Harry received an unprecedented apology from Rupert Murdoch's flagship U.K. tabloid on Wednesday, and previously won in a court judgment that condemned the publishers of the Daily Mirror for ''widespread and habitual'' phone hacking.
In settling his case against the publisher of The Sun on the eve of a trial at the High Court, the Duke of Sussex claimed a ''monumental victory'' that included an acknowledgement of wrongdoing, a substantial payment and an apology for intruding on his life and that of his late mother, Princess Diana.
But it didn't provide the public reckoning he had sought over allegations that Murdoch's top lieutenants, including his son, James Murdoch, and Will Lewis, now CEO at The Washington Post, were part of a cover-up that included purging 30 million emails.

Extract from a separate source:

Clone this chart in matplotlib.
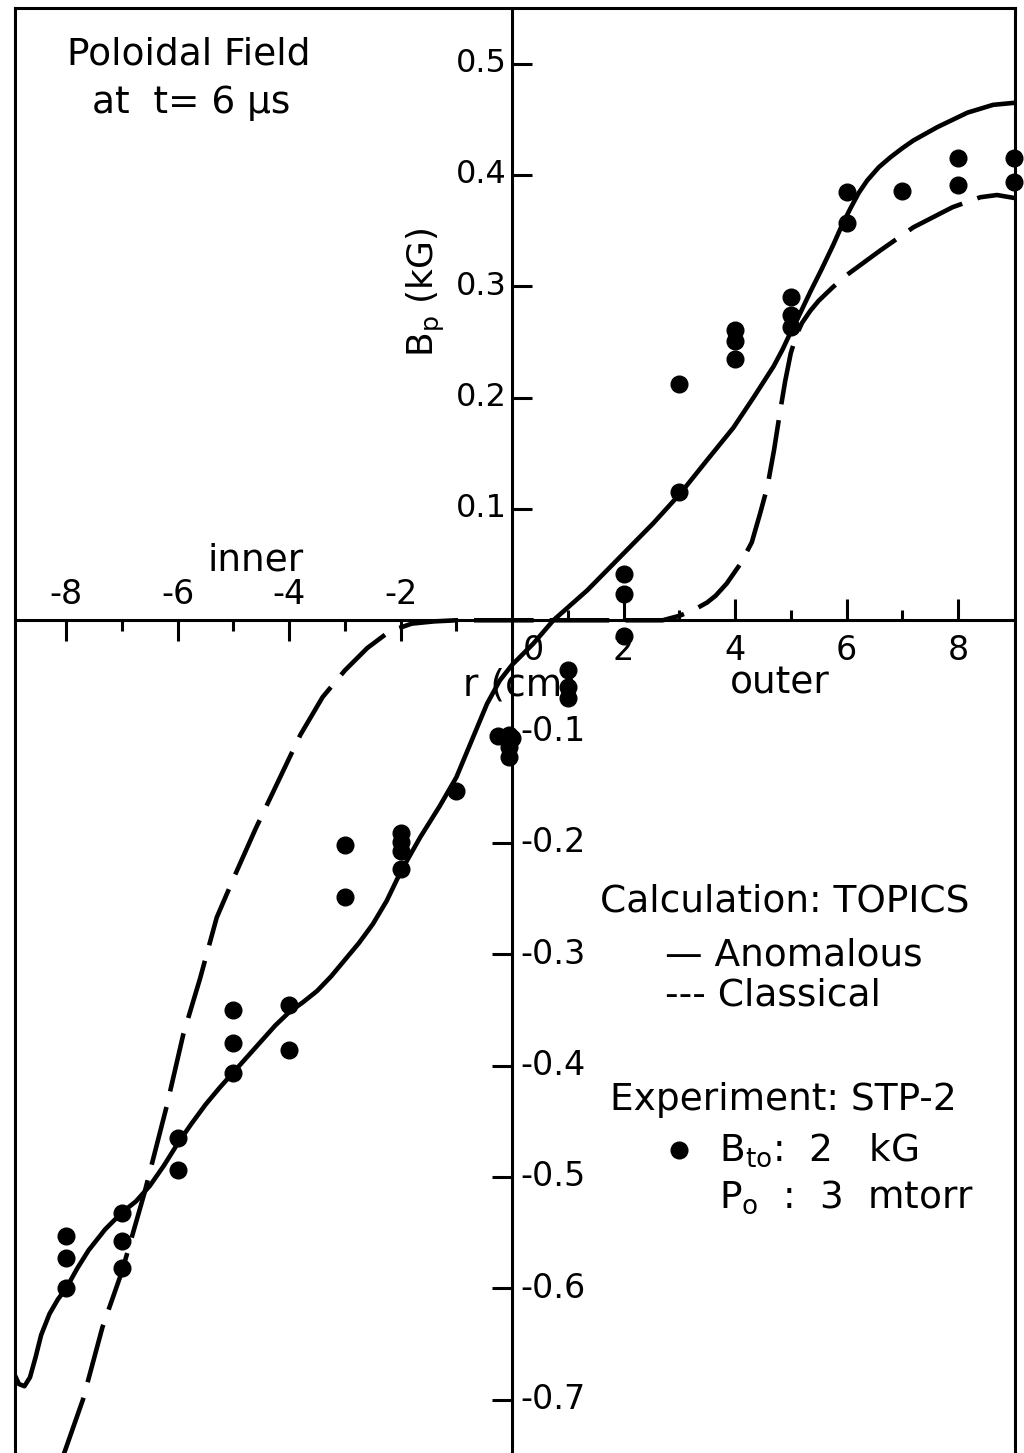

Harry's supporters see hope ahead
While News Group continues to vigorously dispute those claims, the settlement has buoyed advocates seeking accountability from the media.
With News Group Newspaper's acknowledgement of wrongdoing at The Sun, which it had never admitted, they are pushing for probes such as a sequel to the government's 2011 Leveson Inquiry into phone hacking or police investigations into allegations that news executives committed perjury by lying under oath about the scandal during the inquiry.
''You cannot have public confidence in a public inquiry if people don't tell the truth under oath and there's no consequence,'' said Dr. Evan Harris, a former Liberal Democrat member of Parliament who was a consultant to Harry's legal team.